# Start of Data extract

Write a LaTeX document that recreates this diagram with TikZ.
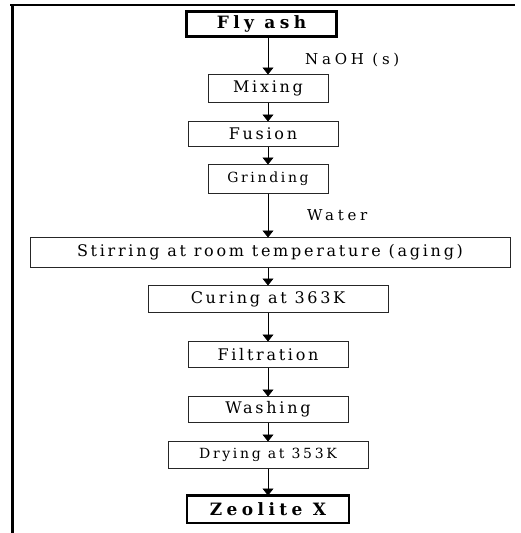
\documentclass[tikz,border=0pt]{standalone}
\usepackage{fontspec}
\setmainfont{DejaVu Serif}[LetterSpace=17]
\usetikzlibrary{arrows.meta, positioning}

\begin{document}
\begin{tikzpicture}[
    x=1pt, y=-1pt,
    stepbox/.style={rectangle, draw=black!85, line width=0.8pt, align=center, minimum height=27pt, inner sep=0pt, outer sep=0pt, font=\fontsize{16}{18}\selectfont},
    smallbox/.style={stepbox, font=\fontsize{14}{16}\selectfont\addfontfeature{LetterSpace=19}},
    endbox/.style={stepbox, draw=black, line width=2.6pt, font=\fontsize{17}{18}\selectfont\bfseries\addfontfeature{LetterSpace=26}},
    arrow/.style={-{Triangle[width=11pt, length=7pt]}, line width=0.8pt},
    feed/.style={anchor=west, inner sep=0pt, font=\fontsize{15}{16}\selectfont\addfontfeature{LetterSpace=25}}
]
\useasboundingbox (0,0) rectangle (520,533);

% frame
\draw[line width=2pt] (10,5) -- (515,5);
\draw[line width=3pt] (12,4) -- (12,533);

\coordinate (axis) at (268,0);

\node[endbox, minimum width=150pt, minimum height=25pt] (fly) at (261.5,24) {Fly ash};
\node[stepbox, minimum width=120pt, minimum height=28pt, below=38pt of fly, xshift=6.5pt] (mix) {Mixing};
\node[stepbox, minimum width=150pt, minimum height=25pt, below=19pt of mix, xshift=-5pt] (fus) {Fusion};
\node[smallbox, minimum width=120pt, minimum height=29pt, below=18pt of fus, xshift=5pt] (grind) {Grinding};
\node[stepbox, minimum width=480pt, minimum height=30pt, below=44pt of grind, xshift=2pt] (stir) {Stirring at room temperature (aging)};
\node[stepbox, minimum width=240pt, below=18pt of stir, xshift=-2pt] (cure) {Curing at 363K};
\node[stepbox, minimum width=160pt, minimum height=26pt, below=29pt of cure] (filt) {Filtration};
\node[stepbox, minimum width=160pt, minimum height=26pt, below=29pt of filt] (wash) {Washing};
\node[smallbox, minimum width=200pt, below=19pt of wash] (dry) {Drying at 353K};
\node[endbox, minimum width=162pt, minimum height=27.5pt, below=27pt of dry] (zeo) {Zeolite X};

\node[feed] (naoh) at (305,60) {NaOH (s)};
\node[feed] (water) at (307,215) {Water};

\foreach \a/\b in {fly/mix, mix/fus, fus/grind, grind/stir, stir/cure, cure/filt, filt/wash, wash/dry, dry/zeo}
    \draw[arrow] (\a.south -| axis) -- (\b.north -| axis);

\end{tikzpicture}
\end{document}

# End of Data extract

- Task directions: Write out each line of the listing above, exactly, from its first line to the line holding "(axis) at (268,0);", inclusive. Skip the pictures.

- Answer below:
Write a LaTeX document that recreates this diagram with TikZ.
\documentclass[tikz,border=0pt]{standalone}
\usepackage{fontspec}
\setmainfont{DejaVu Serif}[LetterSpace=17]
\usetikzlibrary{arrows.meta, positioning}

\begin{document}
\begin{tikzpicture}[
    x=1pt, y=-1pt,
    stepbox/.style={rectangle, draw=black!85, line width=0.8pt, align=center, minimum height=27pt, inner sep=0pt, outer sep=0pt, font=\fontsize{16}{18}\selectfont},
    smallbox/.style={stepbox, font=\fontsize{14}{16}\selectfont\addfontfeature{LetterSpace=19}},
    endbox/.style={stepbox, draw=black, line width=2.6pt, font=\fontsize{17}{18}\selectfont\bfseries\addfontfeature{LetterSpace=26}},
    arrow/.style={-{Triangle[width=11pt, length=7pt]}, line width=0.8pt},
    feed/.style={anchor=west, inner sep=0pt, font=\fontsize{15}{16}\selectfont\addfontfeature{LetterSpace=25}}
]
\useasboundingbox (0,0) rectangle (520,533);

% frame
\draw[line width=2pt] (10,5) -- (515,5);
\draw[line width=3pt] (12,4) -- (12,533);

\coordinate (axis) at (268,0);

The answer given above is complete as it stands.